The Sopwith Aviation Company Ltd in Kingston-on-Thames was founded in a shed at Brooklands in 1912 by Tommy, Thomas Octave Murdoch Sopwith.

Sopwith rebuilt early aircraft before First World War, began development of own types and formed important associations with F. Sigrist (engineer and largely responsible for future success) and H. G. Hawker (pilot). Company registered March 1914.

Bat Boat of 1913 was notable flying-boat and Tabloid landplane of same year gained renown as floatplane by winning 1914 Schneider Trophy. Wartime developments were Schneider and Baby floatplanes.
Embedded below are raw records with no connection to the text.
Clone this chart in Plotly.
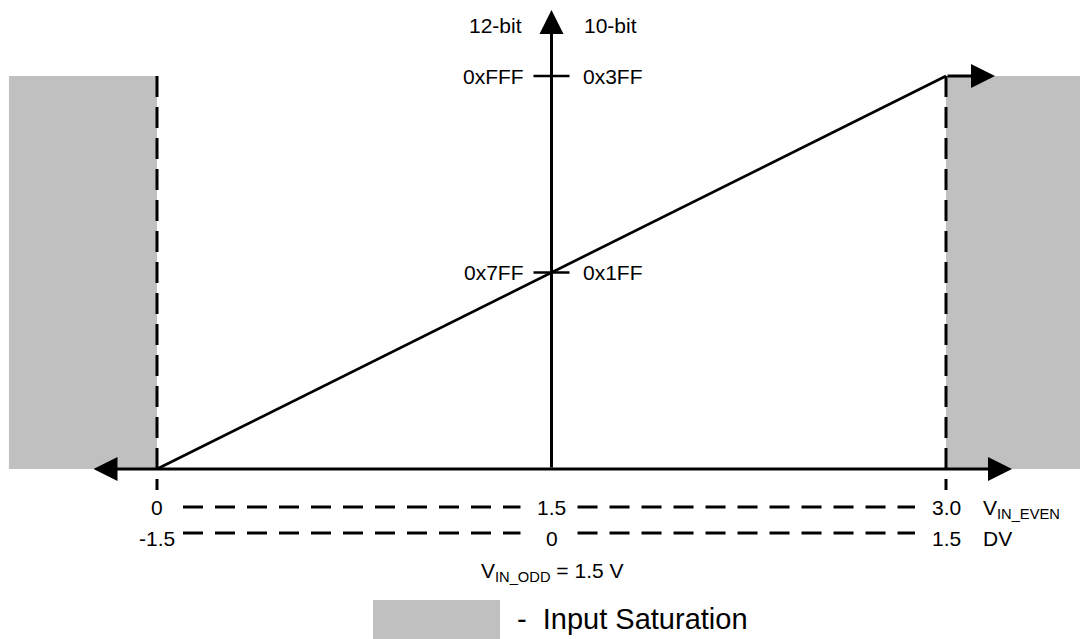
import plotly.graph_objects as go

# input voltage (V_IN_EVEN) and the equivalent differential voltage
vin_even = [0, 1.5, 3.0]
vin_even_labels = ["0", "1.5", "3.0"]
vin_diff_labels = ["-1.5", "0", "1.5"]

# output codes
full_scale = 4095
code_levels = [4095, 2047]
code_12bit = ["0xFFF", "0x7FF"]
code_10bit = ["0x3FF", "0x1FF"]

# transfer function
transfer_x = [0, 3.0]
transfer_y = [0, 4095]

# input saturation regions (V)
sat_left = [-0.563, 0]
sat_right = [3.0, 3.7]

W, H = 1080, 639
PX_X = 263.0             # px per volt
PX_Y = 393.0 / 4095      # px per code
X0, Y0 = 157, 469        # pixel position of (0 V, code 0)


def px_x(p):
    return (p - X0) / PX_X


def px_y(p):
    return (Y0 - p) / PX_Y


FONT = "Liberation Sans, Arial, sans-serif"
BLACK = "#000000"
GRAY = "#c0c0c0"

fig = go.Figure()

# saturation shading
for x0, x1 in (sat_left, sat_right):
    fig.add_shape(type="rect", xref="x", yref="y", x0=x0, x1=x1, y0=0, y1=full_scale,
                  fillcolor=GRAY, line_width=0, layer="below")

# legend swatch
fig.add_shape(type="rect", xref="x", yref="y", x0=px_x(373), x1=px_x(500),
              y0=px_y(600), y1=px_y(660), fillcolor=GRAY, line_width=0, layer="below")

# dashed verticals at the ends of the input range
for xv in (vin_even[0], vin_even[-1]):
    fig.add_trace(go.Scatter(
        x=[xv, xv], y=[full_scale, px_y(490)], mode="lines",
        line=dict(color=BLACK, width=3, dash="21px,10px"), hoverinfo="skip"
    ))

# transfer line
fig.add_trace(go.Scatter(
    x=transfer_x, y=transfer_y, mode="lines",
    line=dict(color=BLACK, width=2.7), hoverinfo="skip"
))

# ticks on the code axis
mid = vin_even[1]
tick_half = 18 / PX_X
tx, ty = [], []
for c in code_levels:
    tx += [mid - tick_half, mid + tick_half, None]
    ty += [c, c, None]
fig.add_trace(go.Scatter(x=tx, y=ty, mode="lines",
                         line=dict(color=BLACK, width=2.5), hoverinfo="skip"))

# dashed guide rows under the axis
gap_l, gap_r = 26 / PX_X, 31 / PX_X
for row_px in (507, 533):
    dx, dy = [], []
    for a, b in zip(vin_even[:-1], vin_even[1:]):
        dx += [a + gap_l, b - gap_r, None]
        dy += [px_y(row_px), px_y(row_px), None]
    fig.add_trace(go.Scatter(x=dx, y=dy, mode="lines",
                             line=dict(color=BLACK, width=3, dash="20px,12px"),
                             hoverinfo="skip"))

arrow = dict(showarrow=True, arrowhead=2, arrowsize=1.6, arrowwidth=3,
             arrowcolor=BLACK, axref="x", ayref="y", xref="x", yref="y",
             text="", standoff=0, startstandoff=0)

# horizontal axis (double arrow)
fig.add_annotation(x=px_x(1012), y=0, ax=px_x(92), ay=0,
                   arrowside="end+start", startarrowhead=2, startarrowsize=1.6, **arrow)
# vertical code axis
fig.add_annotation(x=mid, y=px_y(10), ax=mid, ay=0, **arrow)
# saturated output
fig.add_annotation(x=px_x(995), y=full_scale, ax=transfer_x[-1], ay=full_scale, **arrow)

txt = dict(showarrow=False, xref="x", yref="y",
           font=dict(family=FONT, size=21, color=BLACK))

# axis headers
fig.add_annotation(x=px_x(524), y=px_y(25), text="12-bit", xanchor="right", **txt)
fig.add_annotation(x=px_x(582), y=px_y(25), text="10-bit", xanchor="left", **txt)

# code labels
for c, a, b in zip(code_levels, code_12bit, code_10bit):
    fig.add_annotation(x=mid - 26 / PX_X, y=c, text=a, xanchor="right", **txt)
    fig.add_annotation(x=mid + 29 / PX_X, y=c, text=b, xanchor="left", **txt)

# voltage labels
for v, a, b in zip(vin_even, vin_even_labels, vin_diff_labels):
    fig.add_annotation(x=v, y=px_y(507), text=a, xanchor="center", **txt)
    fig.add_annotation(x=v, y=px_y(538), text=b, xanchor="center", **txt)

fig.add_annotation(x=px_x(981), y=px_y(509), text="V<sub>IN_EVEN</sub>", xanchor="left", **txt)
fig.add_annotation(x=px_x(981), y=px_y(538), text="DV", xanchor="left", **txt)
fig.add_annotation(x=mid, y=px_y(572), text="V<sub>IN_ODD</sub> = 1.5 V", xanchor="center", **txt)

# legend text
fig.add_annotation(x=px_x(515), y=px_y(619), text="-  Input Saturation", xanchor="left",
                   showarrow=False, xref="x", yref="y",
                   font=dict(family=FONT, size=29, color=BLACK))

fig.update_layout(
    width=W, height=H, margin=dict(l=0, r=0, t=0, b=0),
    paper_bgcolor="white", plot_bgcolor="white", showlegend=False,
    xaxis=dict(range=[px_x(0), px_x(W)], visible=False, fixedrange=True),
    yaxis=dict(range=[px_y(H), px_y(0)], visible=False, fixedrange=True),
)

fig.write_html("out.html", config={"displayModeBar": False},
               post_script="document.body.style.margin='0';")
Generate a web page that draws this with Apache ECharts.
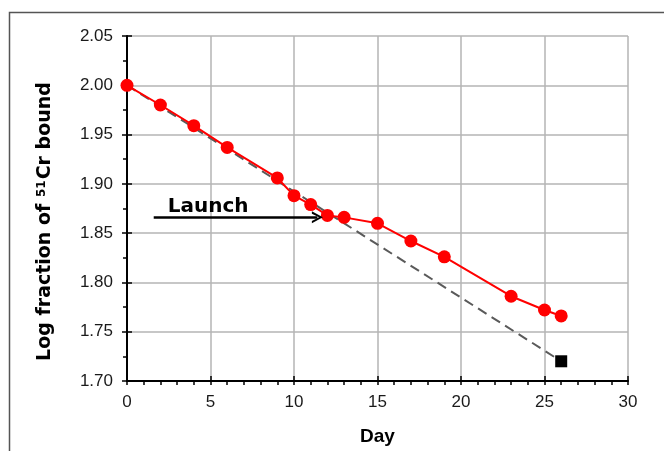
<!DOCTYPE html>
<html><head><meta charset="utf-8">
<script src="https://cdn.jsdelivr.net/npm/echarts@6/dist/echarts.min.js"></script>
<style>html,body{margin:0;padding:0;background:#fff}#c{width:664px;height:451px}</style>
</head><body><div id="c"></div>
<script>
// ---- data ----
const days = [0, 2, 4, 6, 9, 10, 11, 12, 13, 15, 17, 19, 23, 25, 26];
const logFraction = [2.000, 1.980, 1.959, 1.937, 1.906, 1.888, 1.879, 1.868, 1.866, 1.860, 1.842, 1.826, 1.786, 1.772, 1.766];
const projDays = [0, 26];
const projValues = [2.000, 1.720];
const launchArrowDays = [1.6, 11.4];
const launchArrowValue = 1.866;
const launchText = 'Launch';
const xTickLabels = ['0', '5', '10', '15', '20', '25', '30'];
const yTickLabels = ['1.70', '1.75', '1.80', '1.85', '1.90', '1.95', '2.00', '2.05'];
const xName = 'Day';

const FONT = '"Liberation Sans", Arial, sans-serif';
const WIDE = '"DejaVu Sans", "Liberation Sans", sans-serif';
const xMin = Number(xTickLabels[0]), xMax = Number(xTickLabels[xTickLabels.length - 1]);
const xStep = Number(xTickLabels[1]) - xMin;
const yMin = Number(yTickLabels[0]), yMax = Number(yTickLabels[yTickLabels.length - 1]);
const yStep = 0.05;

const chart = echarts.init(document.getElementById('c'), null, {renderer: 'canvas'});

const axisCommonTick = {show: true, inside: true, length: 5, lineStyle: {color: '#000', width: 1.5}};

const option = {
  backgroundColor: '#fff',
  animation: false,
  graphic: [{
    type: 'rect', shape: {x: 9.5, y: 12.5, width: 800, height: 600},
    style: {fill: 'none', stroke: '#555', lineWidth: 1.5}, silent: true, z: -1
  }],
  grid: {left: 127, right: 36, top: 36, bottom: 62, containLabel: false},
  xAxis: [{
    type: 'value', min: xMin, max: xMax, interval: xStep,
    name: xName, nameLocation: 'middle', nameGap: 46,
    nameTextStyle: {fontFamily: FONT, fontSize: 19, fontWeight: 'bold', color: '#000'},
    axisLine: {show: true, onZero: false, lineStyle: {color: '#000', width: 2}},
    axisTick: {show: true, length: 4, lineStyle: {color: '#000', width: 1.5}},
    minorTick: {show: true, splitNumber: 5, length: 4, lineStyle: {color: '#000', width: 1.5}},
    axisLabel: {fontFamily: FONT, fontSize: 17, color: '#1a1a1a', margin: 13,
      formatter: v => xTickLabels[Math.round((v - xMin) / xStep)] ?? ''},
    splitLine: {show: true, lineStyle: {color: '#b4b4b4', width: 1.5}}
  }, {
    type: 'value', min: xMin, max: xMax, interval: xStep, position: 'bottom',
    axisLine: {show: false}, axisTick: axisCommonTick, axisLabel: {show: false}, splitLine: {show: false}
  }],
  yAxis: [{
    type: 'value', min: yMin, max: yMax, interval: yStep,
    name: '{a|Log fraction of }{s|51}{a|Cr bound}', nameLocation: 'middle', nameGap: 72, nameRotate: 90,
    nameTextStyle: {
      fontFamily: WIDE, fontSize: 19, fontWeight: 'bold', color: '#000', padding: [0, 26, 0, 0],
      rich: {
        a: {fontFamily: WIDE, fontSize: 19, fontWeight: 'bold', color: '#000'},
        s: {fontFamily: WIDE, fontSize: 12, fontWeight: 'bold', color: '#000', verticalAlign: 'top', padding: [0, 1, 6, 0]}
      }
    },
    axisLine: {show: true, onZero: false, lineStyle: {color: '#000', width: 2}},
    axisTick: {show: true, length: 5, lineStyle: {color: '#000', width: 1.5}},
    minorTick: {show: true, splitNumber: 2, length: 4, lineStyle: {color: '#000', width: 1.5}},
    axisLabel: {fontFamily: FONT, fontSize: 17, color: '#1a1a1a', margin: 14,
      formatter: v => yTickLabels[Math.round((v - yMin) / yStep)] ?? ''},
    splitLine: {show: true, lineStyle: {color: '#b4b4b4', width: 1.5}}
  }, {
    type: 'value', min: yMin, max: yMax, interval: yStep, position: 'left',
    axisLine: {show: false}, axisTick: axisCommonTick, axisLabel: {show: false}, splitLine: {show: false}
  }],
  series: [{
    type: 'line', name: 'projection', xAxisIndex: 0, yAxisIndex: 0, z: 2,
    data: projDays.map((d, i) => ({
      value: [d, projValues[i]],
      symbol: i === projDays.length - 1 ? 'rect' : 'none',
      symbolSize: 12
    })),
    lineStyle: {color: '#5a5a5a', width: 2, type: [10, 6]},
    itemStyle: {color: '#000'},
    markLine: {
      silent: true, symbol: ['none', 'path://M0,10 L5,0 L10,10 L8,10 L5,3.5 L2,10 Z'], symbolSize: [12, 11],
      lineStyle: {color: '#000', width: 2.5, type: 'solid'},
      label: {show: true, position: 'insideStartTop', formatter: launchText, distance: [14, 1],
        fontFamily: WIDE, fontSize: 20, fontWeight: 'bold', color: '#000'},
      data: [[{coord: [launchArrowDays[0], launchArrowValue]}, {coord: [launchArrowDays[1], launchArrowValue]}]]
    }
  }, {
    type: 'line', name: 'bound', xAxisIndex: 0, yAxisIndex: 0, z: 3,
    data: days.map((d, i) => [d, logFraction[i]]),
    symbol: 'circle', symbolSize: 13, showSymbol: true,
    lineStyle: {color: '#ff0000', width: 2},
    itemStyle: {color: '#ff0000'}
  }]
};
chart.setOption(option);
</script>
</body></html>
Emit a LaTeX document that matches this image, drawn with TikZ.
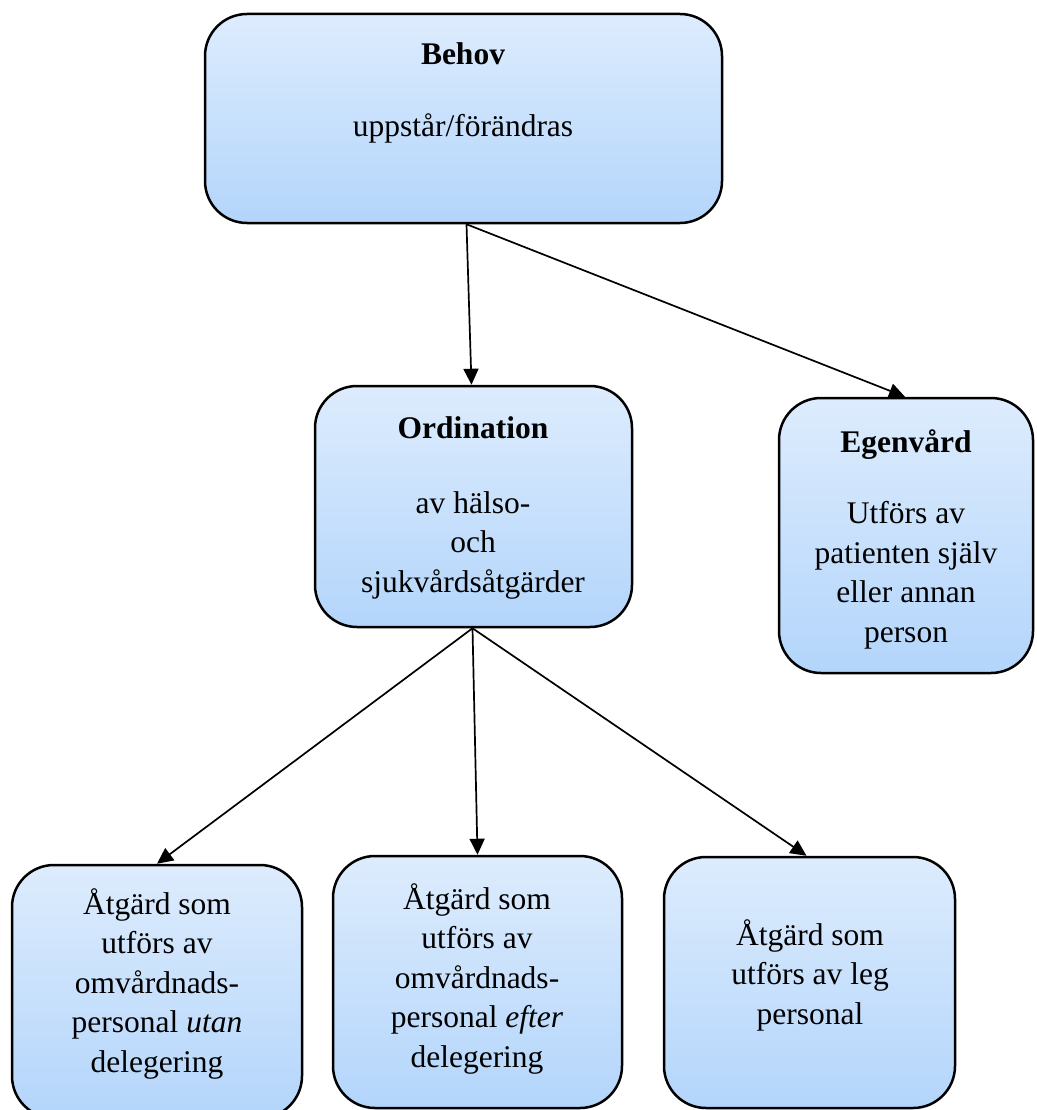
\documentclass[tikz,border=0pt]{standalone}
\usepackage{fontspec}
\setmainfont{Liberation Serif}
\usetikzlibrary{arrows.meta}
\definecolor{boxtop}{HTML}{DDECFD}
\definecolor{boxbot}{HTML}{B3D5FB}
\tikzset{
  box/.style={draw=black, line width=2.5pt, rounded corners=42pt, top color=boxtop, bottom color=boxbot, inner sep=0pt},
  lbl/.style={align=center, inner sep=0pt, font=\fontsize{31.5}{39.5}\selectfont, anchor=base},
  conn/.style={line width=1.7pt, -{Triangle[length=16pt,width=15pt]}}
}
\begin{document}
\begin{tikzpicture}[x=1pt,y=-1pt]
\useasboundingbox (0,0) rectangle (1036,1110);
\clip (0,0) rectangle (1036,1110);
\node[box, minimum width=517, minimum height=209] (behov) at (463.5,118.5) {};
\node[box, minimum width=317, minimum height=241] (ord) at (473.5,506.5) {};
\node[box, minimum width=254, minimum height=275] (egen) at (906,535.5) {};
\node[box, minimum width=290, minimum height=253] (utan) at (157,991.5) {};
\node[box, minimum width=289, minimum height=252] (efter) at (477.5,982) {};
\node[box, minimum width=291, minimum height=251] (leg) at (809.5,982.5) {};

\node[lbl] (behovT) at (463,65) {\textbf{Behov}};
\node[lbl] (behovS) at (463,137) {uppstår/förändras};
\node[lbl] (ordT) at (473,438) {\textbf{Ordination}};
\node[lbl] (ordS) at (473,592) {av hälso-\\och\\sjukvårdsåtgärder};
\node[lbl] (egenT) at (906,452) {\textbf{Egenvård}};
\node[lbl] (egenS) at (906,642) {Utförs av\\patienten själv\\eller annan\\person};
\node[lbl] (utanT) at (157,1072) {Åtgärd som\\utförs av\\omvårdnads-\\personal \textit{utan}\\delegering};
\node[lbl] (efterT) at (477,1067) {Åtgärd som\\utförs av\\omvårdnads-\\personal \textit{efter}\\delegering};
\node[lbl] (legT) at (810,1024) {Åtgärd som\\utförs av leg\\personal};

\draw[conn] ([xshift=3pt]behov.south) -- ([xshift=-2pt]ord.north);
\draw[conn] ([xshift=3pt]behov.south) -- ([xshift=-1pt]egen.north);
\draw[conn] ([xshift=-1pt]ord.south) -- (utan.north);
\draw[conn] ([xshift=-1pt]ord.south) -- (efter.north);
\draw[conn] ([xshift=-1pt]ord.south) -- ([xshift=-3pt]leg.north);
\end{tikzpicture}
\end{document}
Became world famous for fighter aircraft, built in great numbers by many companies, though first landplane fighter built in great numbers was two-seat 1 1/2-Strutter. Pup was smaller single-seater. Triplane of 1916 excelled in climb. Two-gun Camel, in service 1917, excelled in maneuverability; shipboard version had detachable rear fuselage. Cuckoo of 1917 was world's first deck-landing torpedo-bomber. Snipe was intended to succeed Camel late in war, and remained in RAF service until 1926: Salamander was similar but armored for ground attack.

With an output of 90 ships a week at Kingston alone, due for commercial reasons this company had to end its activities in 1920 and the busi-ness had to liquidate.

Sopwith wanted to stay in aviation and couldn't start a company with the same name. So he called the new company the Hawker Engineering Company, with a capital of 20,000 pounds.